The error is just a garden-variety error type (Debug, Clone, Display, FromStr). I purposefully didn't use nom because nom gives terrible error messages.

There is a helper for "upgrading" a TypeStr to a DType:

impl DType {
    /// Construct a scalar `DType`. (one which is not a nested array or record type)
    pub fn new_scalar(ty: TypeStr) -> Self;
}

`"derive"` feature

This is a replacement for #[macro_use] extern crate npy_derive. Basically, we don't want #[derive(Serialize)] to clash with serde or other crates, so we instead recommend the following setup to users:

[dependencies]
npy-rs = { version = "0.5", features = ["derive"] }

extern crate npy;

#[derive(npy::Serialize, npy::Deserialize)]
struct MyStruct { a: i32, b: f64 }

Notice the above works even for 2015 edition crates. (the examples and doctests should attest to this!)

`NpyData::dtype`

impl<'a, T: Deserialize> NpyData<'a, T> {
    pub fn dtype(&self) -> DType;
}

This is necessary in order to be able to read an NPY file and then write a new one back that has the same format. I also wanted it for some of the tests.

Little Things

travis now checks that the examples/ build (because I had to update .travis.yml to add the feature flag, and at that point... why not?)
DType now derives Clone because I needed it in the derive macro.
npy_derive now depends on proc_macro2, whose types appear in the public API of syn and quote
unnecessary lifetime deleted from to_file

...and I think that's everything. (whew!)

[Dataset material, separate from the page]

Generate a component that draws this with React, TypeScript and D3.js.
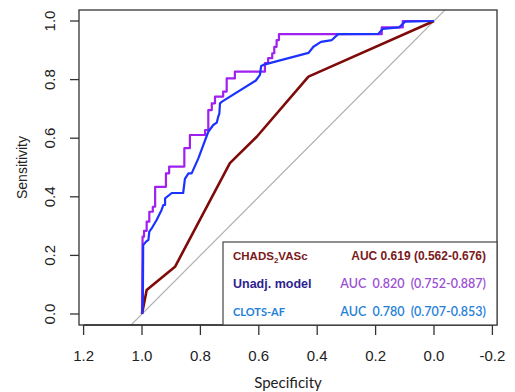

Edit 1: Updated the signatures of TypeRead to reflect the new, faster API
Edit 2:

Removed TypeRead::read_one_into (it can be added backwards compatibly later)
Removed "Helpers for creating |Sn and |Vn" (it can be added backwards compatibly later)
Added NpyData::dtype

ExpHP · 2019-06-04T21:22:56Z

Results of the existing bench.rs:

Before

running 2 tests
test read  ... bench:     112,028 ns/iter (+/- 6,674)
test write ... bench:     895,624 ns/iter (+/- 32,575)

After

running 2 tests
test read  ... bench:     463,360 ns/iter (+/- 153,967)   (~4x slowdown)
test write ... bench:   1,596,336 ns/iter (+/- 97,324)    (~2x slowdown)

Yeowch.

This is probably due to the double indirection in the current integer/float impls, which likely prevents inlining. There's no longer any good reason for them to have this indirection since I've decided not to support promotions like u32 -> u64, so we'll see how this improves with just a simple branch on endianness.

Edit: Further benchmarks

Edit: After fixing indirection

running 2 tests
test read  ... bench:     198,521 ns/iter (+/- 12,449)   (x1.75 slowdown)
test write ... bench:   1,092,576 ns/iter (+/- 61,045)   (x1.25 slowdown)

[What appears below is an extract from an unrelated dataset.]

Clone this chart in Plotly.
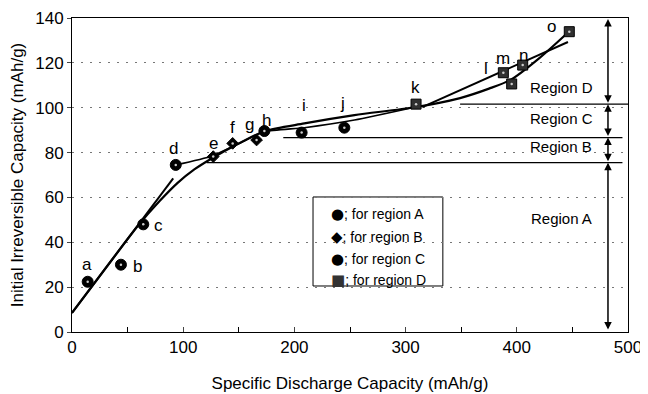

Edit: After adding dedicated Little Endian newtypes

running 2 tests
test le_read  ... bench:     168,137 ns/iter (+/- 9,882)
test le_write ... bench:     948,938 ns/iter (+/- 39,311)

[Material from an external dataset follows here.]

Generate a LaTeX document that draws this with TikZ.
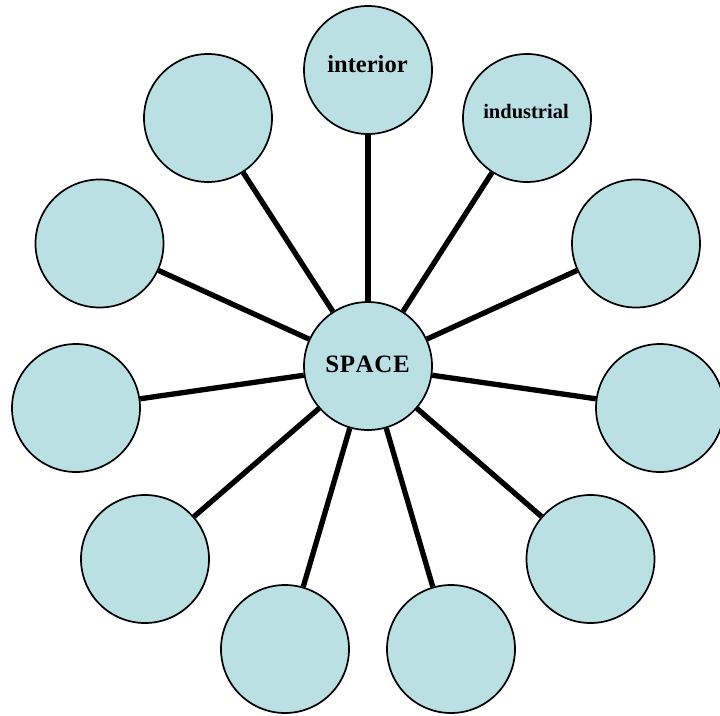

The issue seems to be the fact that it no longer statically knows the strides. I have an idea for how to fix this: read_one will need to become something like

pub trait TypeRead {
    type Value;

    fn read_one<'a>(&self, bytes: &'a [u8]) -> (Self::Value, &'a [u8]);
}

ExpHP · 2019-06-05T23:38:00Z

The fn read_one(&self, bytes: &[u8]) -> (Self::Value, &[u8]); fix was wildly successful at optimizing the reads for scalar data and derived structs. Now my local branch is actually faster than master at reading most types! (that is, if you trust the current reading benchmarks... which I really don't)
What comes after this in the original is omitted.